Palm Beach County is one of the few areas in South Florida with space to build single-family homes, he noted. And thousands of homes are planned by the likes of Pulte, Kolter and Minto. “Nobody has built industrial space to support that growth,” Smith says.
[and. . .]
"The scarcity of industrial product hasn’t gone unnoticed by developers. They plan more than 1 million square feet of industrial buildings in the unincorporated area along Florida’s Turnpike [emphasis added] between Southern Boulevard and Belvedere Road outside West Palm Beach, according to the Palm Beach Post.

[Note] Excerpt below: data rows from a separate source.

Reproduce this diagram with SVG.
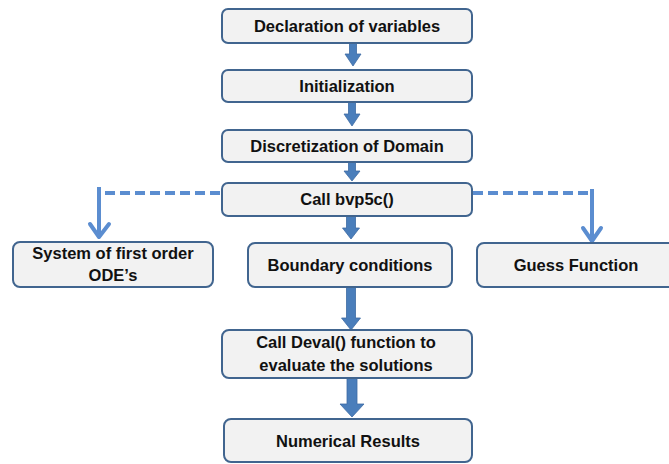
<svg xmlns="http://www.w3.org/2000/svg" width="669" height="464" viewBox="0 0 669 464">
<style>
.box{fill:#f2f2f2;stroke:#41658f;stroke-width:2}
.t{font-family:"Liberation Sans",Arial,sans-serif;font-weight:bold;font-size:16.5px;fill:#111;text-anchor:middle}
.blk{fill:#4a7ebb;stroke:#3d6ba3;stroke-width:0.8}
.dash{fill:none;stroke:#5b8dd0;stroke-width:4;stroke-dasharray:10 5}
.chev{fill:none;stroke:#5b8dd0;stroke-width:4;stroke-linecap:round;stroke-linejoin:round}
.stem{fill:none;stroke:#5b8dd0;stroke-width:4}
</style>
<rect width="669" height="464" fill="#ffffff"/>
<g id="connectors">
<polygon class="blk" points="349.5,43 356.5,43 356.5,54 361,54 353,66 345,54 349.5,54"/>
<polygon class="blk" points="348.5,102 355.5,102 355.5,114 360,114 352,126 344,114 348.5,114"/>
<polygon class="blk" points="348.5,162 355.5,162 355.5,171 360,171 352,181 344,171 348.5,171"/>
<polygon class="blk" points="346.5,216 355.5,216 355.5,228 359.5,228 351,239 342.5,228 346.5,228"/>
<polygon class="blk" points="346.5,287 355.5,287 355.5,318 360.5,318 351,330 341.5,318 346.5,318"/>
<polygon class="blk" points="347,378 357,378 357,404 364,404 352,417 340,404 347,404"/>
<path class="dash" d="M220,193 H99"/>
<path class="stem" d="M99,187 V236"/>
<path class="chev" d="M90,224 L99,237 L109,224"/>
<path class="dash" d="M473,193 H592"/>
<path class="stem" d="M592,189 V240"/>
<path class="chev" d="M583,228 L592,241 L601,228"/>
</g>
<g id="n1"><rect class="box" x="222" y="9" width="250" height="34" rx="6"/><text class="t" x="347" y="32">Declaration of variables</text></g>
<g id="n2"><rect class="box" x="222" y="70" width="250" height="32" rx="6"/><text class="t" x="347" y="92">Initialization</text></g>
<g id="n3"><rect class="box" x="222" y="130" width="250" height="32" rx="6"/><text class="t" x="347" y="152">Discretization of Domain</text></g>
<g id="n4"><rect class="box" x="222" y="183" width="250" height="33" rx="6"/><text class="t" x="347" y="205">Call bvp5c()</text></g>
<g id="n5"><rect class="box" x="13" y="242" width="200" height="45" rx="7"/><text class="t" x="113" y="259">System of first order</text><text class="t" x="113" y="281">ODE’s</text></g>
<g id="n6"><rect class="box" x="248" y="243" width="204" height="44" rx="7"/><text class="t" x="350" y="271">Boundary conditions</text></g>
<g id="n7"><rect class="box" x="477" y="243" width="200" height="44" rx="7"/><text class="t" x="576" y="271">Guess Function</text></g>
<g id="n8"><rect class="box" x="222" y="330" width="250" height="48" rx="7"/><text class="t" x="346" y="348">Call Deval() function to</text><text class="t" x="346" y="371">evaluate the solutions</text></g>
<g id="n9"><rect class="box" x="224" y="419" width="248" height="43" rx="7"/><text class="t" x="348" y="447">Numerical Results</text></g>
</svg>
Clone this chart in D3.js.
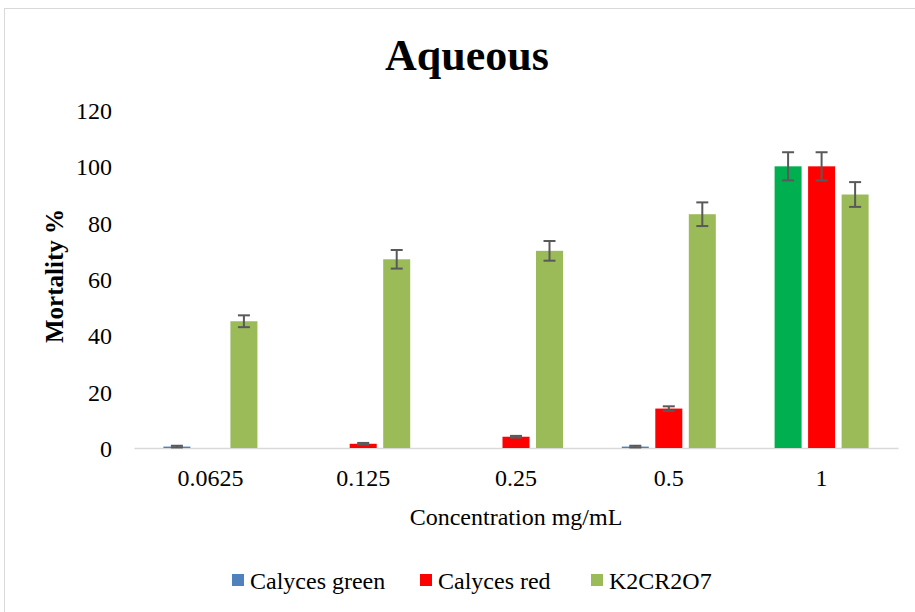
<!DOCTYPE html>
<html><head><meta charset="utf-8">
<script src="https://cdn.jsdelivr.net/npm/d3@7"></script>
<style>body{margin:0;background:#fff}svg{display:block}text{font-family:"Liberation Serif","Times New Roman",serif;fill:#000}</style>
</head><body>
<svg id="c" width="915" height="612"></svg>
<script>
const categories = ["0.0625", "0.125", "0.25", "0.5", "1"];
const seriesNames = ["Calyces green", "Calyces red", "K2CR2O7"];
const greenValues = [0.5, 0, 0, 0.5, 100];
const greenErrors = [0.3, 0, 0, 0.3, 5];
const redValues = [0, 1.5, 4, 14, 100];
const redErrors = [0, 0.3, 0.3, 0.8, 5];
const k2Values = [45, 67, 70, 83, 90];
const k2Errors = [2.1, 3.3, 3.5, 4.2, 4.4];
const yTicks = [0, 20, 40, 60, 80, 100, 120];
const seriesColors = ["#4F81BD", "#FF0000", "#9BBB59"];
const pointColorOverride = {series: 0, index: 4, color: "#00B050"};

const svg = d3.select("#c");
svg.append("rect").attr("x", 4.5).attr("y", 8.5).attr("width", 920).attr("height", 620)
  .attr("fill", "#fff").attr("stroke", "#D9D9D9");

const m = {left: 134, right: 898, top: 110, bottom: 448};
const x = d3.scaleBand().domain(categories).range([m.left, m.right]).paddingInner(0).paddingOuter(0);
const x1 = d3.scaleBand().domain([0,1,2]).range([0, x.bandwidth()]).paddingInner(0.194).paddingOuter(0.877);
const y = d3.scaleLinear().domain([0, 120]).range([m.bottom, m.top]);

const all = [
  {vals: greenValues, errs: greenErrors},
  {vals: redValues, errs: redErrors},
  {vals: k2Values, errs: k2Errors}
];

const FS = 24;
// y axis labels
const yAxis = d3.axisLeft(y).tickValues(yTicks).tickSize(0).tickPadding(0);
const ga = svg.append("g").attr("transform", `translate(${m.left - 22},0)`).call(yAxis);
ga.select(".domain").remove();
ga.selectAll("text").attr("font-size", FS).attr("font-family", "Liberation Serif").attr("fill", "#000").attr("dy", "0.35em");

// x axis
const xAxis = d3.axisBottom(x).tickSize(0).tickPadding(0);
const gx = svg.append("g").attr("transform", `translate(0,${m.bottom})`).call(xAxis);
gx.select(".domain").attr("stroke", "#D9D9D9").attr("stroke-width", 1.5);
gx.selectAll("text").attr("font-size", FS).attr("font-family", "Liberation Serif").attr("fill", "#000").attr("dy", "0").attr("y", 38);

// bars
all.forEach((s, si) => {
  const g = svg.append("g");
  categories.forEach((c, i) => {
    const v = s.vals[i];
    if (v <= 0) return;
    const bx = x(c) + x1(si);
    let col = seriesColors[si];
    if (pointColorOverride.series === si && pointColorOverride.index === i) col = pointColorOverride.color;
    g.append("rect").attr("x", bx).attr("width", x1.bandwidth())
      .attr("y", y(v)).attr("height", y(0) - y(v)).attr("fill", col);
  });
});
// error bars
all.forEach((s, si) => {
  const g = svg.append("g").attr("stroke", "#595959").attr("stroke-width", 2);
  categories.forEach((c, i) => {
    const v = s.vals[i], e = s.errs[i];
    if (v <= 0) return;
    const cx = x(c) + x1(si) + x1.bandwidth() / 2;
    const y0 = y(Math.max(0, v - e)), y1v = y(v + e);
    g.append("line").attr("x1", cx).attr("x2", cx).attr("y1", y0).attr("y2", y1v);
    g.append("line").attr("x1", cx - 6).attr("x2", cx + 6).attr("y1", y0).attr("y2", y0);
    g.append("line").attr("x1", cx - 6).attr("x2", cx + 6).attr("y1", y1v).attr("y2", y1v);
  });
});

// titles
svg.append("text").attr("x", 467).attr("y", 70).attr("text-anchor", "middle")
  .attr("font-size", 44).attr("font-weight", "bold").text("Aqueous");
svg.append("text").attr("x", (m.left + m.right) / 2).attr("y", 525).attr("text-anchor", "middle")
  .attr("font-size", FS).text("Concentration mg/mL");
svg.append("text").attr("transform", `translate(63,276) rotate(-90)`).attr("text-anchor", "middle")
  .attr("font-size", 25).attr("font-weight", "bold").text("Mortality %");

// legend
const legX = [232, 420, 591];
seriesNames.forEach((n, i) => {
  svg.append("rect").attr("x", legX[i]).attr("y", 574).attr("width", 12).attr("height", 12).attr("fill", seriesColors[i]);
  svg.append("text").attr("x", legX[i] + 18).attr("y", 589).attr("font-size", FS).text(n);
});
</script>
</body></html>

More western sprawl and little or no reaction from the environmentalists in Palm Beach County. If you didn't know, the little City of Lake Worth has 2 of the "19 Best Environmentalists in South Florida" but good luck getting them to chime in on this topic. They're too concerned with a drive-thru, LED street lights that "go sideways", and doing anything they can to scuttle any progress whatsoever in this little 6 square mile slice of paradise.
And so it goes. . .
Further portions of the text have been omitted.